The cycle of debt among vendors in India and the Philippines

Article

Published 10.06.18
Photo credit:
Brian Evans/flickr

Even when street vendors are freed from debt and educated about the benefits of saving, they go back to borrowing from moneylenders at exorbitant rates

Many street vendors in developing countries, and in some developed countries too, rely on daily or weekly loans from moneylenders to finance working capital i.e. the capital which is used in day-to-day operations. Banerjee and Duflo (2007) report borrowing rates from 11% (rural poor in East Timor) to 93% (in Pakistan) across 13 developing countries, oftentimes from moneylenders (see Banerjee (2004) for a survey of the literature documenting high interest rate borrowing across developing countries). 

Why not borrow less?

Given the high interest rates, why don’t vendors use a little bit of each day’s earnings to buy working capital, thus borrowing less? By doing this little by little, pretty soon no debt would be needed to buy their working capital. To try to answer that question, we conducted three experiments in which we gave cash grants and brief financial training to Indian and Philippine vendors labouring under high interest rate debt.  We then tested whether, and how long before, they returned to debt. Studying such behaviour is important for understanding the financial decision making of households in dire circumstances and for setting appropriate consumer-protection policies.

Our results

One striking pattern emerged in our samples. Most vendors fell back into debt within six weeks, and two years later the likelihood and volume of borrowing at high interest rates were nearly the same for the vendors who received cash grants and those who did not. The brief financial education we provided did little to change that behaviour in the long term. That said, there were still important differences across experimental sites. Most notably, in one of the Philippine experiments, while long-run borrowing rates were the same for treatment and control vendors, those who received our cash grants enjoyed substantially higher profits.  

These results illuminate how hard it was for these entrepreneurs to free themselves from debt. Not only were they unable to save their way out of it, but also even after receiving a windfall grant from us, they soon went back to borrowing.

Trying to explain this pattern

No doubt there is no single explanation for everyone’s reversion, and determining the relative importance of each would require more observations and data than our sample provided. Still, we explored several possibilities. For example, these entrepreneurs may have been susceptible to unavoidable and unexpected expenses and income shocks that forced them to return to borrowing. It’s also possible many suffered from a lack of self-control or did not have access to reliable saving technology. Finally, they may not have understood the long-term cost of repeated borrowing at high rates.

Policy implications 

Although there are many questions that still need to be answered, research of this kind can have an impact on public policy. If, for instance, financial literacy and poor planning are at the heart of the problem, public policies that require disclosures focusing on the cost of debt over various horizons may change behaviour (Bertrand and Morse 2011). Note that a short financial education module on the cost of debt did not help. Similarly, if return to debt is driven by unabsorbed shocks, this makes salient how debt is substituting for a missing insurance market for the poor. Thus, improvements to social protection policies and insurance markets may help alleviate a problem erroneously perceived as a credit market problem.

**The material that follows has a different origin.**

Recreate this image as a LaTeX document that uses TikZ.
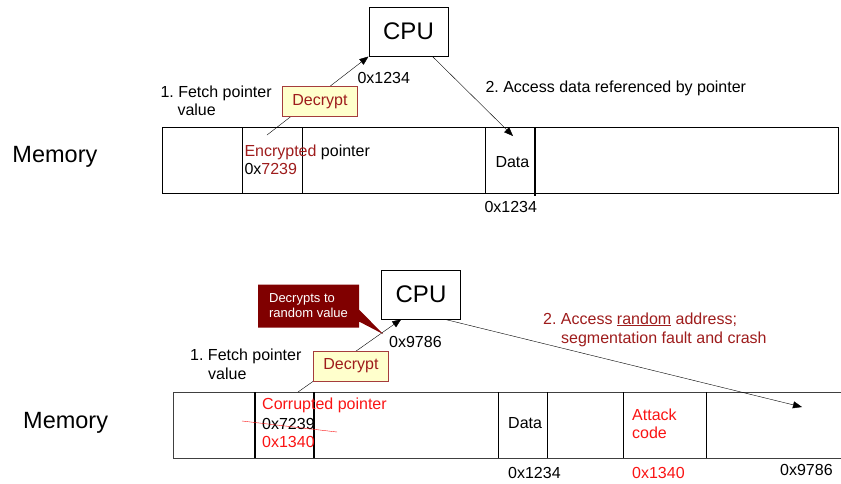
\documentclass[tikz,border=0pt]{standalone}
\usepackage{fontspec}
\setmainfont{Liberation Sans}
\usepackage{xcolor}
\usepackage{tikz}
\usetikzlibrary{positioning,shapes.callouts,arrows.meta,calc}
\pgfdeclarelayer{bg}
\pgfsetlayers{bg,main}
\frenchspacing

\definecolor{cryptred}{RGB}{158,28,28}
\definecolor{boxred}{RGB}{128,0,0}
\definecolor{decfill}{RGB}{255,255,204}
\definecolor{decline}{RGB}{165,60,60}
\definecolor{hotred}{RGB}{250,20,20}

\begin{document}
\begin{tikzpicture}[x=1pt,y=-1pt,line width=1pt,
						lbl/.style = {anchor=base west, inner sep=0, font=\fontsize{16}{18}\selectfont},
						memlbl/.style = {anchor=base west, inner sep=0, font=\fontsize{23.5}{26}\selectfont},
						cpubox/.style = {draw, minimum width=79, minimum height=49, font=\fontsize{24}{26}\selectfont},
						decbox/.style = {draw=decline, fill=decfill, text=cryptred, minimum width=75, minimum height=30, inner sep=0, font=\fontsize{16}{18}\selectfont},
						ptr/.style = {-{Triangle[length=9pt,width=7pt]}},
						thickdiv/.style = {line width=2.2pt}]

					\useasboundingbox (0,0) rectangle (841,483);

					% ---------- normal pointer use ----------
					\node[cpubox] (cpu1) at (408.5,31.5) {CPU};
					\node[lbl] (cpuval1) at (357,83) {0x1234};
					\node[lbl] (fetch1) at (160,97) {1. Fetch pointer};
					\node[lbl] (fetch1b) at (177,115) {value};
					\node[decbox] (dec1) at (320,101.5) {Decrypt};
					\node[lbl] (access1) at (485,92) {2. Access data referenced by pointer};

					\node[memlbl] (mem1) at (12,162) {Memory};
					\draw (162,127) rectangle (838,193);
					\foreach \x in {242,302,485}
						\draw (\x,127) -- (\x,193);
					\draw[thickdiv] (535,128) -- (535,196);

					\node[lbl] (encptr) at (244,156) {{\color{cryptred}Encrypted} pointer};
					\node[lbl] (encval) at (244,174) {0x{\color{cryptred}7239}};
					\node[lbl] (data1) at (495,167) {Data};
					\node[lbl] (addr1) at (484,212) {0x1234};

					\coordinate (ptr1) at (267,135);
					\coordinate (hit1) at (513,136);

					\begin{pgfonlayer}{bg}
						\draw[ptr] (ptr1) -- (cpu1.south west);
					\end{pgfonlayer}
					\draw[ptr] ($(cpu1.south west)+(64,0)$) -- (hit1);

					% ---------- corrupted pointer ----------
					\node[cpubox] (cpu2) at (421,294.5) {CPU};
					\node[lbl] (cpuval2) at (389,347) {0x9786};
					\node[lbl] (fetch2) at (190,360) {1. Fetch pointer};
					\node[lbl] (fetch2b) at (208,379) {value};
					\node[decbox] (dec2) at (351,366) {Decrypt};
					\node[rectangle callout, fill=boxred, text=white, minimum width=101, minimum height=43,
						align=left, inner sep=0, font=\fontsize{13}{15}\selectfont,
						callout absolute pointer={(383,334)}, callout pointer width=12pt] (why) at (308.5,306)
						{Decrypts to\\random value};
					\node[lbl, text=cryptred] (access2) at (543,324) {2. Access \underline{random} address;};
					\node[lbl, text=cryptred] (access2b) at (561,343) {segmentation fault and crash};

					\node[memlbl] (mem2) at (23,428) {Memory};
					\draw[black!75] (841,392) -- (173,392) -- (173,458) -- (841,458);
					\foreach \x in {498,547,623,706}
						\draw (\x,392) -- (\x,458);
					\foreach \x in {255,314}
						\draw[thickdiv] (\x,392) -- (\x,458);

					\node[lbl, text=hotred] (badptr) at (262,409) {Corrupted pointer};
					\node[lbl] (oldval) at (262,429) {0x7239};
					\node[lbl, text=hotred] (newval) at (262,447) {0x1340};
					\draw[hotred] (242,421) -- (337,432);
					\node[lbl] (data2) at (508,428) {Data};
					\node[lbl, text=hotred] (attack) at (632,420) {Attack};
					\node[lbl, text=hotred] (attackb) at (632,438) {code};
					\node[lbl] (addr2) at (508,478) {0x1234};
					\node[lbl, text=hotred] (addr3) at (632,478) {0x1340};
					\node[lbl] (addr4) at (780,475) {0x9786};

					\coordinate (ptr2) at (298,392);
					\coordinate (hit2) at (802,407);

					\begin{pgfonlayer}{bg}
						\draw[ptr] (ptr2) -- ($(cpu2.south west)+(20,0)$);
					\end{pgfonlayer}
					\draw[ptr] ($(cpu2.south west)+(63,0)$) -- (hit2);

				\end{tikzpicture}
\end{document}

What drives the debt cycle?

The cause of the debt cycle has important regulatory implications regarding rules about rolling over loans from one to the next. This is a hot issue in the United States today.

Suppose people find themselves in perpetual and expensive debt, all because they took out one expensive loan and then had to keep borrowing to pay back the last loan. The reason they did this was because they were falsely optimistic about their likelihood of paying off the first loan without having to borrow again. In this world, it may be best to have a law that prevents immediate rollovers and makes sure borrowers know this. Knowing they cannot just borrow again to pay back their current loan may trigger a cutback in expenses to then successfully payoff their loan.

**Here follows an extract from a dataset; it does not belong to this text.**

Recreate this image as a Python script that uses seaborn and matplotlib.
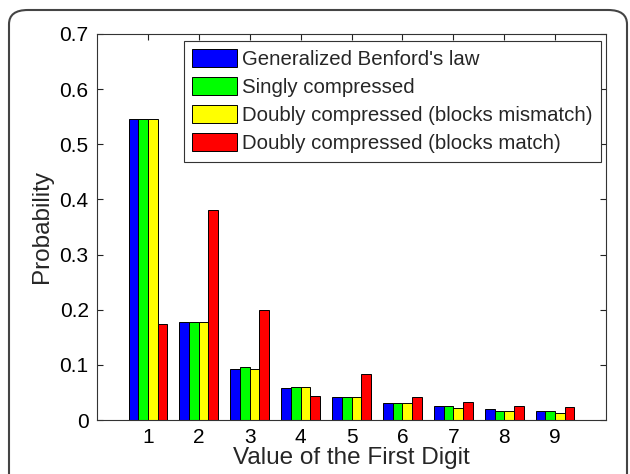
import matplotlib
matplotlib.use("Agg")
import matplotlib.pyplot as plt
from matplotlib.patches import FancyBboxPatch
import seaborn as sns
import pandas as pd

digits = ["1", "2", "3", "4", "5", "6", "7", "8", "9"]
series_names = [
    "Generalized Benford's law",
    "Singly compressed",
    "Doubly compressed (blocks mismatch)",
    "Doubly compressed (blocks match)",
]
benford = [0.546, 0.177, 0.093, 0.058, 0.041, 0.030, 0.025, 0.020, 0.016]
singly = [0.546, 0.177, 0.0955, 0.060, 0.041, 0.030, 0.025, 0.017, 0.016]
mismatch = [0.546, 0.177, 0.0925, 0.060, 0.041, 0.030, 0.022, 0.017, 0.013]
match = [0.175, 0.380, 0.200, 0.043, 0.083, 0.042, 0.033, 0.026, 0.023]
colors = ["#0000ff", "#00ff00", "#ffff00", "#ff0000"]
yticks = [0, 0.1, 0.2, 0.3, 0.4, 0.5, 0.6, 0.7]
ytick_labels = ["0", "0.1", "0.2", "0.3", "0.4", "0.5", "0.6", "0.7"]

rows = []
for name, vals in zip(series_names, [benford, singly, mismatch, match]):
    for d, v in zip(digits, vals):
        rows.append({"digit": d, "prob": v, "series": name})
df = pd.DataFrame(rows)

sns.set_style("ticks")
plt.rcParams["font.family"] = ["Liberation Sans", "DejaVu Sans"]

fig = plt.figure(figsize=(6.3, 4.74), dpi=100)
ax = fig.add_axes([97 / 630, 1 - 420 / 474, (606 - 97) / 630, (420 - 34) / 474])

sns.barplot(data=df, x="digit", y="prob", hue="series", order=digits,
            hue_order=series_names, palette=colors, saturation=1, width=0.76,
            edgecolor="black", linewidth=0.7, ax=ax)

ax.set_xlim(-1, 9)
ax.set_ylim(0, 0.7)
ax.set_yticks(yticks)
ax.set_yticklabels(ytick_labels)
ax.tick_params(direction="in", top=True, right=True, length=4.5, width=0.8,
               labelsize=15, pad=6, colors="#222222", labelcolor="black")
for s in ax.spines.values():
    s.set_linewidth(0.8)
    s.set_color("#333333")
ax.set_xlabel("Value of the First Digit", fontsize=17.5, labelpad=0)
ax.set_ylabel("Probability", fontsize=17.5, labelpad=5)

leg = ax.legend(loc="upper right", bbox_to_anchor=(0.99, 0.982), fontsize=14.7,
                frameon=True, fancybox=False, framealpha=1, edgecolor="#333333",
                handlelength=2.2, handleheight=0.97, handletextpad=0.25,
                labelspacing=0.4, borderpad=0.4, borderaxespad=0)
leg.get_frame().set_linewidth(0.8)

frame = FancyBboxPatch((9 / 630, -0.1), (627 - 9) / 630, 1.1 - 10 / 474,
                       boxstyle="round,pad=0,rounding_size=0.03",
                       transform=fig.transFigure, fill=False,
                       edgecolor="#444444", linewidth=1.5, clip_on=False)
fig.patches.append(frame)

fig.savefig("out.png", dpi=100)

If on the other hand, individuals are in what seems like perpetual debt because expenses simply keep arising, and they live at the edge of liquidity at most times, then rollover rules on debt serve little to no purpose. A second loan or third loan is satisfying some short-run need just the same as the first loan. Instead a focus should be on helping individuals plan expenses, and save during the times when they are not busy paying off expensive debt.

Because we find that vendors return to borrowing even after their initial debt was entirely paid off, our study suggests that the latter may be the right story. Of course context may matter, and we are keen to see this tested more, in both rich and poor countries.

References

Banerjee, A (2004), “Inequality and investment”, World Bank Growth Commission Chapter. 

Banerjee, A and E Duflo (2007), “The economic lives of the poor”, Journal of Economic Perspectives 21(1).

Bertrand, M and A Morse (2011), “Information disclosure, cognitive biases, and payday borrowing”, Journal of Finance 66(6): 1865–93.

Skiba, P and J Tobacman (2011), “Do payday loans cause bankruptcy?”, Working paper. Vanderbilt University, Nashville TN.